Cos, see, I had people I needed to meet in London in May.  But, the way these things go, the best-laid plans go astray and the right people will be in the wrong places.  You have to laugh, right? 

Ben Barnett
Still. I shall go nonetheless.  I am hoping to meet up with my old editor from HarperCollins and I'm going to be reviewing some luscious treatments.  So I get to experience the Kundalini massage at Gielly Green which uses products from the divine ila-spa range.  And I also get to meet Ben Barnett who comes highly recommended by Nicola Hughes. Ben does what he calls ‘three dimensional bodywork’ using a hydrotherm massage bed.  As he works on you he also takes you on a guided visualisation.  ‘Think of two words that capture how you want to feel,’ he said in his email.  Eh what?  ‘You know, energised, peaceful, positive, that kind of thing...’

Um. How do I want to feel?  In two words.  Just two words?  That stopped me in my tracks.

And the negatives flooded in.  It’s easy to know what I don’t want. I’m fed up of feeling tired, overstretched, underappreciated, washed up, old, broke, misunderstood, sad, angry, frustrated, bored.

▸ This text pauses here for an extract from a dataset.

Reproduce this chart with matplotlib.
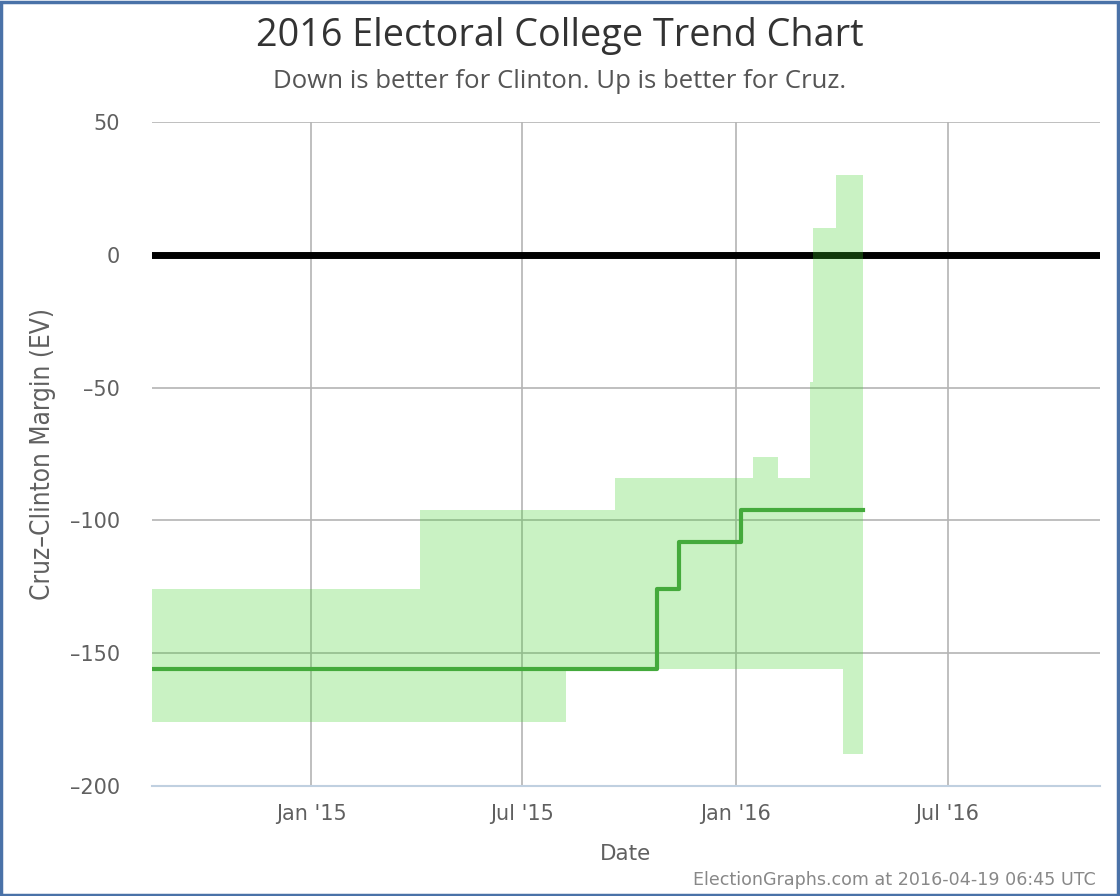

Okay so that's a bit melodramatic but I really would like to stop feeling like I’m banging my head against the proverbial brick wall again and again and again. I'd love not to feel the need to pander to delicate egos all the time. I’m sick of walking on eggshells.  I’m fed up to the back teeth of people making promises they have no intention of keeping. And I am really really really tired of being cold.

But that’s no good for Ben, is it?  Yet the positives just sounded too floaty, too wishy washy.  Energized – yeah great, but for what?  Serene? I’m not a freaking lake. 
What did you use? I asked Nicola. ‘Proud and peaceful,’ she snapped back instantly. Nicola is always so certain, so sure. Peaceful? Nah, I’m bored of peaceful. Proud? Nah, I don’t really have any self-esteem issues that would warrant that.

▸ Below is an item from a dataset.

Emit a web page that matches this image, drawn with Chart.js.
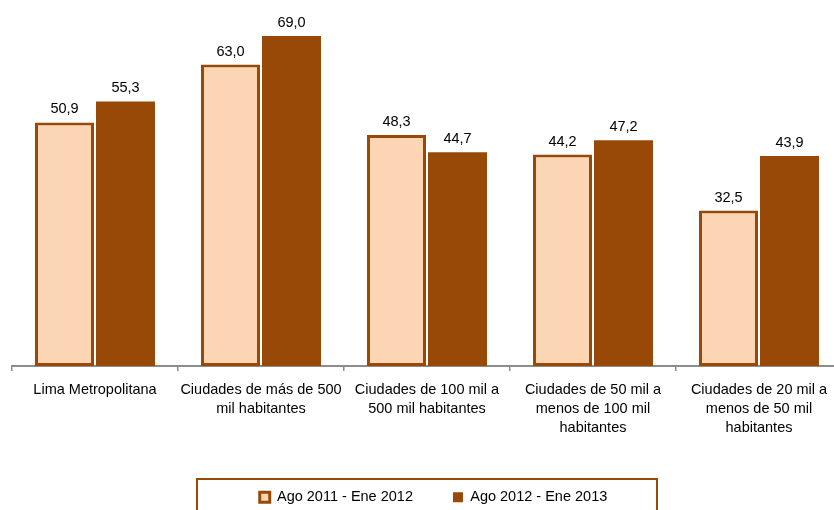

So… what then? Rich? Sounds greedy.  I don’t need rich anyhow, just solvent would be nice. But that makes me sound like glue.  Abundant?  Vegetation springs to mind.

And then a whole pile of music crashed through my head.  Images from the third book in my series of novels accompanied them. Wide open roads. Deserts. An open-top car with music blaring out.   
There you go, said my subconscious.  There you go.  Two words for you, my lovely.  Wild and Free.  Wild and Free.